**Listed records**

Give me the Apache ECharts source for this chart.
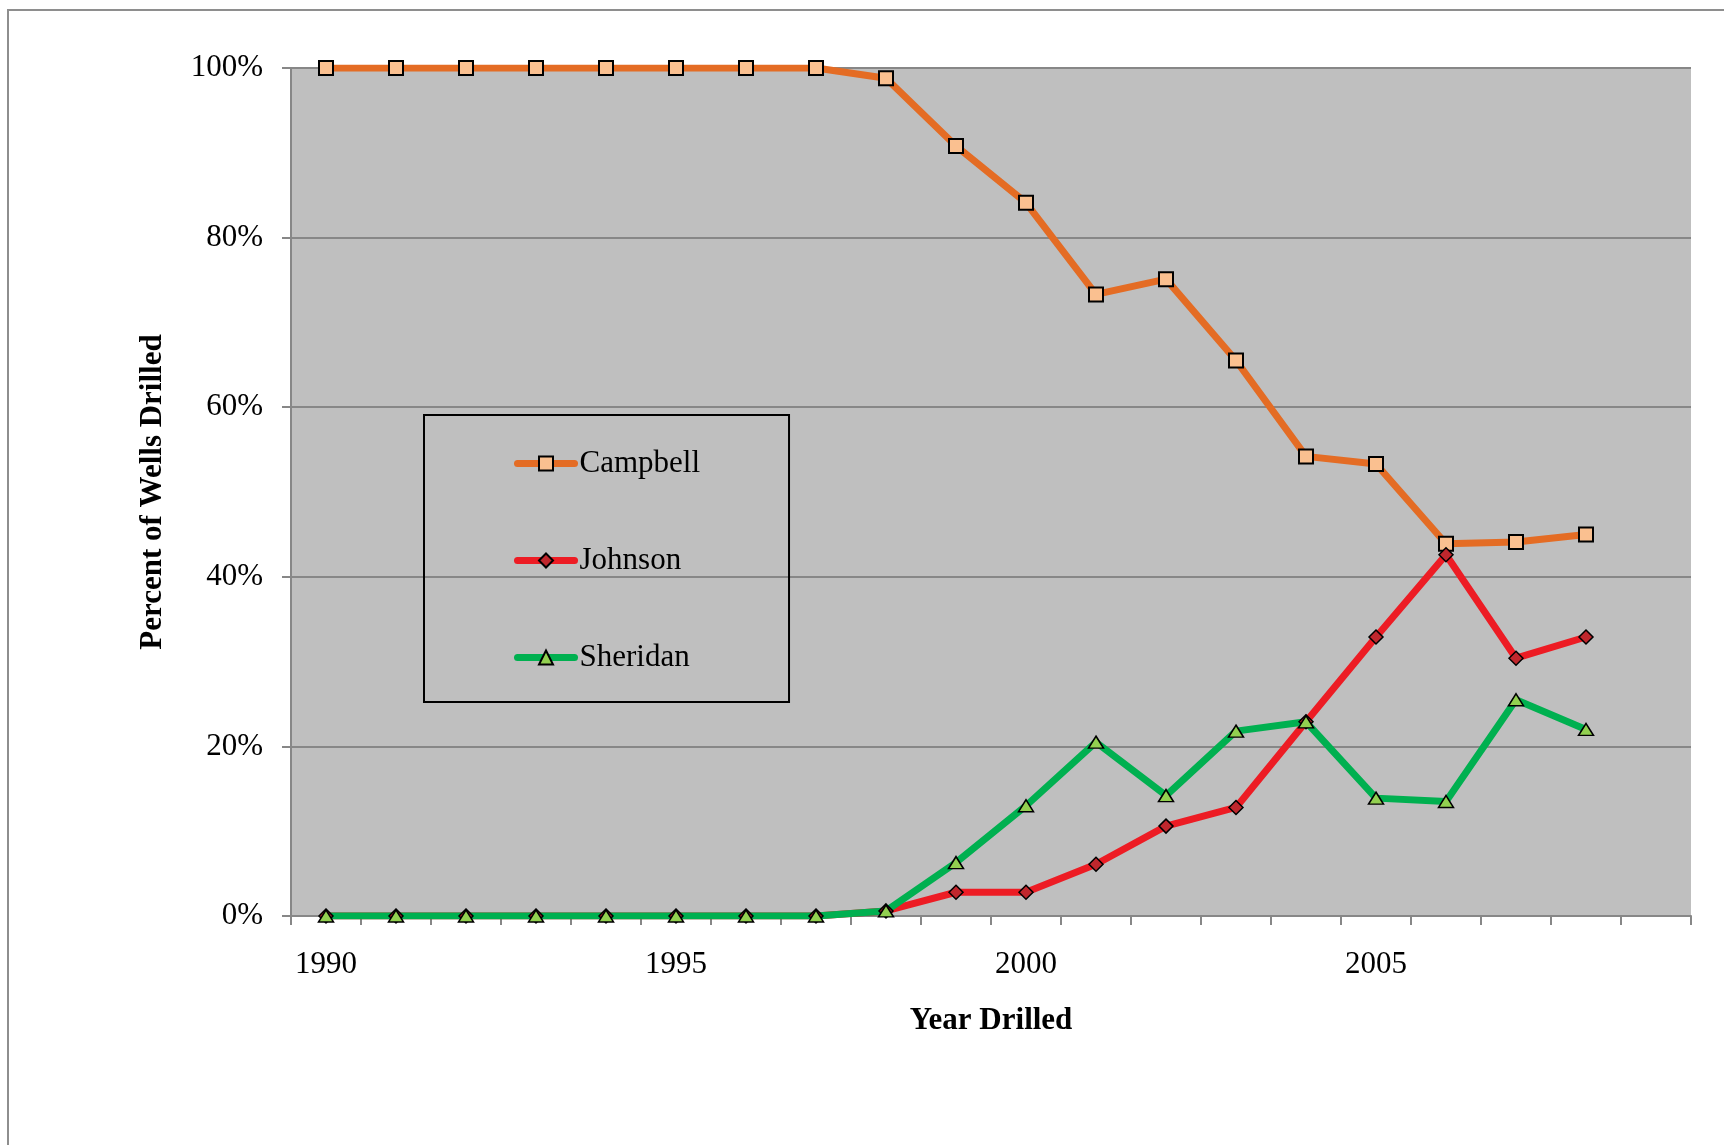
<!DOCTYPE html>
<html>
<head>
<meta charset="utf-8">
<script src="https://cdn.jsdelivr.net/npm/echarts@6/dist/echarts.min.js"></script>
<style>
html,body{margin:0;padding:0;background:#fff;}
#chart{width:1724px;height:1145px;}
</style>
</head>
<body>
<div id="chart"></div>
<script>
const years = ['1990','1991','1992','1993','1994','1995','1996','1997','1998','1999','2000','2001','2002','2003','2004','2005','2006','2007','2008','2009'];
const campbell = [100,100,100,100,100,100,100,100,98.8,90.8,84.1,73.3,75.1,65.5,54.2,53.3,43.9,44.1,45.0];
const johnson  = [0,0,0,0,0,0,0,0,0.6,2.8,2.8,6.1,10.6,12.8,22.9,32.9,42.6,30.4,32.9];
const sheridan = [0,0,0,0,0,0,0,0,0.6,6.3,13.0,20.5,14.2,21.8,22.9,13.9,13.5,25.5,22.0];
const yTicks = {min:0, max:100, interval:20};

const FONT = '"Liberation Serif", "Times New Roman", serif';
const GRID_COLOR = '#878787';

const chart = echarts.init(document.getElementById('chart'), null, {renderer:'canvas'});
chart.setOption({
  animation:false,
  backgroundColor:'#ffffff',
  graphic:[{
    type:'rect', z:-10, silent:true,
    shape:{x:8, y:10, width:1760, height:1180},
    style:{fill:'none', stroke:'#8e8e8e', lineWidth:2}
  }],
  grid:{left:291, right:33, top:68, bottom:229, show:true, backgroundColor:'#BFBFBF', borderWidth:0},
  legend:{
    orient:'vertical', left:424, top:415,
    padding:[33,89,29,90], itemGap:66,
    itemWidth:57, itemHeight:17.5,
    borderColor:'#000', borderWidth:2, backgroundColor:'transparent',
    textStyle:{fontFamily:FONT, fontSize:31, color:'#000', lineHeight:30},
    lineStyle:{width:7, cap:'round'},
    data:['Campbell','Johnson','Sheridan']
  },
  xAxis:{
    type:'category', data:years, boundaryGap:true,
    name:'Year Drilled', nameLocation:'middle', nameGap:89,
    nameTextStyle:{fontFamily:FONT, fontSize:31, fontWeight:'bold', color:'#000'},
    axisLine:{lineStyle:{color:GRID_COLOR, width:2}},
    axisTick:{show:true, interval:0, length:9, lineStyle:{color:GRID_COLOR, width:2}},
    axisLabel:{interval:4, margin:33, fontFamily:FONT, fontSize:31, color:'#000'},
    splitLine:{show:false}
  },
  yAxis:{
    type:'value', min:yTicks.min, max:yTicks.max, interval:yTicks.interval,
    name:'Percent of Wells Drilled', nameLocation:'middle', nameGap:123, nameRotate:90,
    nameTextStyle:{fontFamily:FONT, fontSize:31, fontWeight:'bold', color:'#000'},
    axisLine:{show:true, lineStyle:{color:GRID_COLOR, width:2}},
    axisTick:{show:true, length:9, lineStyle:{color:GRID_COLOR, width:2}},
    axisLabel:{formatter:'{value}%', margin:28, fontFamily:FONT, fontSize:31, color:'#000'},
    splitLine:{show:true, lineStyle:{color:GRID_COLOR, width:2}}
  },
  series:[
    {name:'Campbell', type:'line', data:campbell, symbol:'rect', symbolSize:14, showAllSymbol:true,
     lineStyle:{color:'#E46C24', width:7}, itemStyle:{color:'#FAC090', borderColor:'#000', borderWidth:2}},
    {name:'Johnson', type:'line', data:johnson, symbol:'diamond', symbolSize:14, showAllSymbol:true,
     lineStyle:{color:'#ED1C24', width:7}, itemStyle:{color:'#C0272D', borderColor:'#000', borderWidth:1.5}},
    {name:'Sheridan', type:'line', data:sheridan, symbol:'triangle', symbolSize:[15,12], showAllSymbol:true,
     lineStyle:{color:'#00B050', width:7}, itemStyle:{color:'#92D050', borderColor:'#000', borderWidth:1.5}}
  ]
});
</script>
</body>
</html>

---

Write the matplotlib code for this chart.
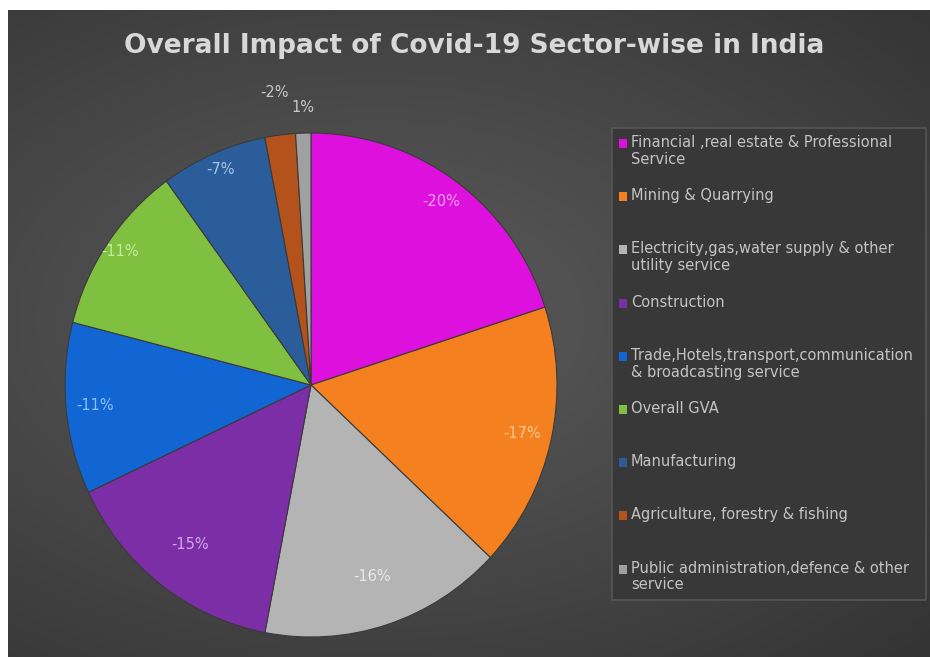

**Task to complete**
Everything from the line with "Give me the" down to the line with "const GRID_COLOR = '#878787';" in the data above should be copied exactly, with both end lines kept and the pictures left out.

**Response for this exercise**
Give me the Apache ECharts source for this chart.
<!DOCTYPE html>
<html>
<head>
<meta charset="utf-8">
<script src="https://cdn.jsdelivr.net/npm/echarts@6/dist/echarts.min.js"></script>
<style>
html,body{margin:0;padding:0;background:#fff;}
#chart{width:1724px;height:1145px;}
</style>
</head>
<body>
<div id="chart"></div>
<script>
const years = ['1990','1991','1992','1993','1994','1995','1996','1997','1998','1999','2000','2001','2002','2003','2004','2005','2006','2007','2008','2009'];
const campbell = [100,100,100,100,100,100,100,100,98.8,90.8,84.1,73.3,75.1,65.5,54.2,53.3,43.9,44.1,45.0];
const johnson  = [0,0,0,0,0,0,0,0,0.6,2.8,2.8,6.1,10.6,12.8,22.9,32.9,42.6,30.4,32.9];
const sheridan = [0,0,0,0,0,0,0,0,0.6,6.3,13.0,20.5,14.2,21.8,22.9,13.9,13.5,25.5,22.0];
const yTicks = {min:0, max:100, interval:20};

const FONT = '"Liberation Serif", "Times New Roman", serif';
const GRID_COLOR = '#878787';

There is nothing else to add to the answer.